Improved physical stability and injectability of non-aqueous in situ PLGA microparticle forming emulsions

The goal of this study was to obtain physically stable non-aqueous in situ forming microparticle (ISM) emulsions capable of forming biodegradable microparticles upon injection. ISM emulsions consist of a biocompatible organic PLGA solution dispersed in a continuous oil phase prepared in a two-syringe/connector system prior to administration. A variety of parenteral approved excipients were tested for a stability-enhancing effect and possible stabilization mechanisms evaluated. Glycerol monostearate (GMS) showed superior stabilizing potential prolonging the emulsion stability from a few minutes to more than 12 h.

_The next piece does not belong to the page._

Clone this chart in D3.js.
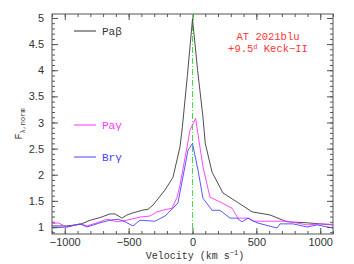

Flow behavior analysis, differential scanning calorimetry, polarized light- and Cryo-electron microscopy revealed, that the stabilization was caused by an immediate, more than 5-fold viscosity increase in the continuous phase after emulsification and by a stabilized interface through a liquid crystalline GMS layer around the polymer solution droplets. Despite the viscosity increase the injectability of the stabilized ISM emulsion was improved by about 30% compared to the corresponding highly viscous PLGA solution (in situ implant) due to a pronounced shear thinning of the GMS containing oil phase. The injectability improvement allows a faster administration or enables the use of thinner needles and hence reduced patient discomfort.